Within the last week, I've read two of the most powerful books I've read this year; first, Nevada Barr's 13 1/2, and, now, The Brutal Telling by Louise Penny. How do I describe the latest Chief Inspector Armand Gamache novel? Penny rips you apart, and then patches you up with poetry and Gamache's kindness.
Once again, Gamache, the head of homicide for the Sûreté du Quebec brings his team back to Three Pines when a body is found in the bistro, and no one knows the man's name. Clara, the artist who serves as the conscience of the village says, "Every Quebec village has a vocation. Some make cheese, some wine, some pots. We produce bodies." But, where did the body come from? Gamache knows there are secrets hidden, and lies told by some of his old friends. His friend, Myrna, owner of the bookstore found the body in the bistro owned by Olivier and Gabri. Is one of these friends capable of murder? Are those clues the poet, Ruth, leaves for Inspector Beauvoir, or poetry scraps? Is the killer one of the close-knit group of villagers, or the threatening strangers opening an inn and spa in the old Hadley house? What about the other strangers, Czech immigrants, or the man seen in the forest? Until someone identifies the body, Gamache has to suspect everyone. And, there, deep in the heart of the forest surrounding Three Pines, Gamache discovers contradictions - the horrifying cruelty man is capable of, along with beauty and peace.

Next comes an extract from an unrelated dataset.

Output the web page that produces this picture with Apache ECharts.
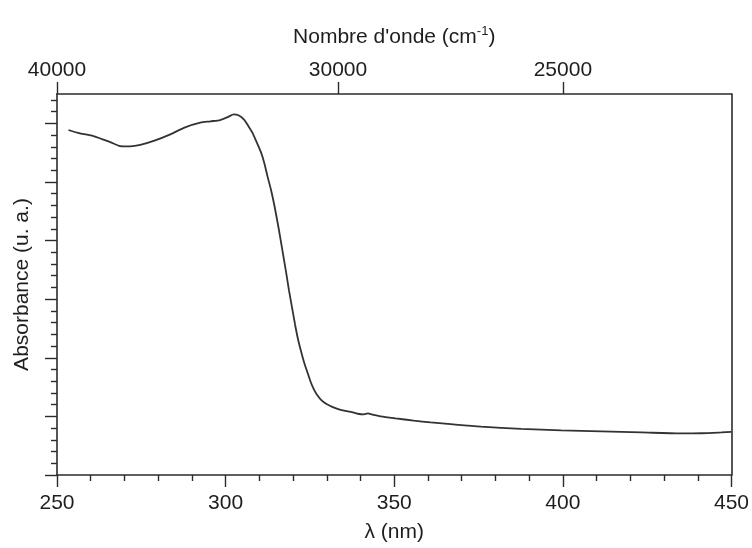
<!DOCTYPE html>
<html>
<head>
<meta charset="utf-8">
<script src="https://cdn.jsdelivr.net/npm/echarts@6/dist/echarts.min.js"></script>
<style>
html,body{margin:0;padding:0;background:#fff;}
#chart{width:752px;height:548px;}
</style>
</head>
<body>
<div id="chart"></div>
<script>
// Wavelength (nm) and absorbance (arbitrary units)
var wavelengths = [253.4,256.8,260.8,265.8,268.7,271.7,274.7,279.1,283.6,288.0,292.5,295.5,298.4,300.8,302.4,303.8,305.4,306.6,307.9,309.1,310.5,311.5,312.4,313.5,314.4,315.3,316.2,317.1,318.0,318.8,319.7,320.6,321.5,322.4,323.3,324.3,325.2,326.1,327.1,328.3,329.8,331.6,334.1,337.1,339.2,341.0,342.2,343.5,346.0,350.4,355.8,360.8,365.9,375.7,387.6,399.5,411.4,423.3,435.1,441.1,447.0,450.0];
var absorbance = [5.886,5.829,5.783,5.680,5.612,5.607,5.632,5.709,5.812,5.932,6.012,6.034,6.056,6.111,6.154,6.137,6.068,5.966,5.846,5.692,5.504,5.316,5.099,4.855,4.615,4.342,4.051,3.744,3.436,3.145,2.855,2.564,2.308,2.103,1.915,1.744,1.590,1.470,1.368,1.282,1.214,1.162,1.111,1.077,1.045,1.035,1.050,1.030,1.000,0.966,0.928,0.897,0.872,0.826,0.786,0.761,0.744,0.726,0.709,0.712,0.726,0.735];
var bottomTicks = [250,300,350,400,450];
var topWavenumbers = [40000,30000,25000];
var yMajorTicks = [0,1,2,3,4,5,6];
var yMinorTicks = [0.2,0.4,0.6,0.8,1.2,1.4,1.6,1.8,2.2,2.4,2.6,2.8,3.2,3.4,3.6,3.8,4.2,4.4,4.6,4.8,5.2,5.4,5.6,5.8,6.2,6.4];

var topPositions = topWavenumbers.map(function(w){ return 1e7 / w; });
var seriesData = wavelengths.map(function(x,i){ return [x, absorbance[i]]; });

var axisColor = '#2b2b2b';
var textColor = '#1e1e1e';
var fontFamily = "'Liberation Sans', Arial, sans-serif";
var fs = 21;

var chart = echarts.init(document.getElementById('chart'), null, {renderer:'canvas'});
chart.setOption({
  animation: false,
  backgroundColor: '#ffffff',
  grid: {left: 57, right: 20, top: 94, bottom: 73, containLabel: false},
  xAxis: [
    {
      type: 'value', position: 'bottom', min: 250, max: 450, interval: 50,
      name: 'λ (nm)', nameLocation: 'middle', nameGap: 47,
      nameTextStyle: {color: textColor, fontSize: fs, fontFamily: fontFamily},
      axisLine: {show: true, onZero: false, lineStyle: {color: axisColor, width: 1.6}},
      axisTick: {show: true, inside: false, length: 12, lineStyle: {color: axisColor, width: 1.4}},
      minorTick: {show: true, splitNumber: 5, length: 6, lineStyle: {color: axisColor, width: 1.4}},
      axisLabel: {show: true, margin: 18, color: textColor, fontSize: fs, fontFamily: fontFamily,
        customValues: bottomTicks},
      splitLine: {show: false}
    },
    {
      type: 'value', position: 'top', min: 250, max: 450,
      name: "Nombre d'onde (cm{sup|-1})", nameLocation: 'middle', nameGap: 44,
      nameTextStyle: {color: textColor, fontSize: fs, fontFamily: fontFamily,
        rich: {sup: {fontSize: 13, fontFamily: fontFamily, color: textColor, verticalAlign: 'top', padding: [0,0,12,0]}}},
      axisLine: {show: true, onZero: false, lineStyle: {color: axisColor, width: 1.6}},
      axisTick: {show: true, inside: false, length: 12, customValues: topPositions, lineStyle: {color: axisColor, width: 1.4}},
      axisLabel: {show: true, margin: 13, color: textColor, fontSize: fs, fontFamily: fontFamily,
        customValues: topPositions,
        formatter: function(v){ return String(Math.round(1e7 / v)); }},
      splitLine: {show: false}
    }
  ],
  yAxis: [
    {
      type: 'value', position: 'left', min: 0, max: 6.5,
      name: 'Absorbance (u. a.)', nameLocation: 'middle', nameGap: 24, nameRotate: 90,
      nameTextStyle: {color: textColor, fontSize: fs, fontFamily: fontFamily},
      axisLine: {show: true, onZero: false, lineStyle: {color: axisColor, width: 1.6}},
      axisTick: {show: true, inside: false, length: 12, customValues: yMajorTicks, lineStyle: {color: axisColor, width: 1.4}},
      axisLabel: {show: false},
      splitLine: {show: false}
    },
    {
      type: 'value', position: 'left', min: 0, max: 6.5,
      axisLine: {show: false},
      axisTick: {show: true, inside: false, length: 6, customValues: yMinorTicks, lineStyle: {color: axisColor, width: 1.4}},
      axisLabel: {show: false},
      splitLine: {show: false}
    },
    {
      type: 'value', position: 'right', min: 0, max: 6.5,
      axisLine: {show: true, onZero: false, lineStyle: {color: axisColor, width: 1.6}},
      axisTick: {show: false},
      axisLabel: {show: false},
      splitLine: {show: false}
    }
  ],
  series: [{
    type: 'line',
    xAxisIndex: 0, yAxisIndex: 0,
    data: seriesData,
    showSymbol: false,
    smooth: 0.25,
    lineStyle: {color: '#333333', width: 1.8},
    silent: true
  }]
});
</script>
</body>
</html>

The Brutal Telling is a complex puzzle of storytelling, history, art, and lies. Penny tears apart everything readers have found for comfort in Three Pines, yet leaves the reader with hope for the future. And, she does this with Clara's art, with the story of the murder, and the repercussions in Three Pines. As in previous books, she also leaves the reader wondering about future stories. Tell us more about Annie, Gamache's daughter, and Beauvoir. Tell us more about Clara and Peter, the couple that often reflects the truth of the puzzle. Tell us once more about Three Pines, a village that will suffer loss, and pain, and shock, but will still draw us back.
It's autumn in Three Pines in The Brutal Telling, a time of beauty, change, and death. Those elements merge to make this the most powerful book yet in the Chief Inspector Gamache series.
Louise Penny's blog is at www.louisepenny.blogspot.com, and her website is www.louisepenny.com.
The Brutal Telling by Louise Penny. St. Martin's Minotaur, ©2009. ISBN 9780312377038 (hardcover), 384p.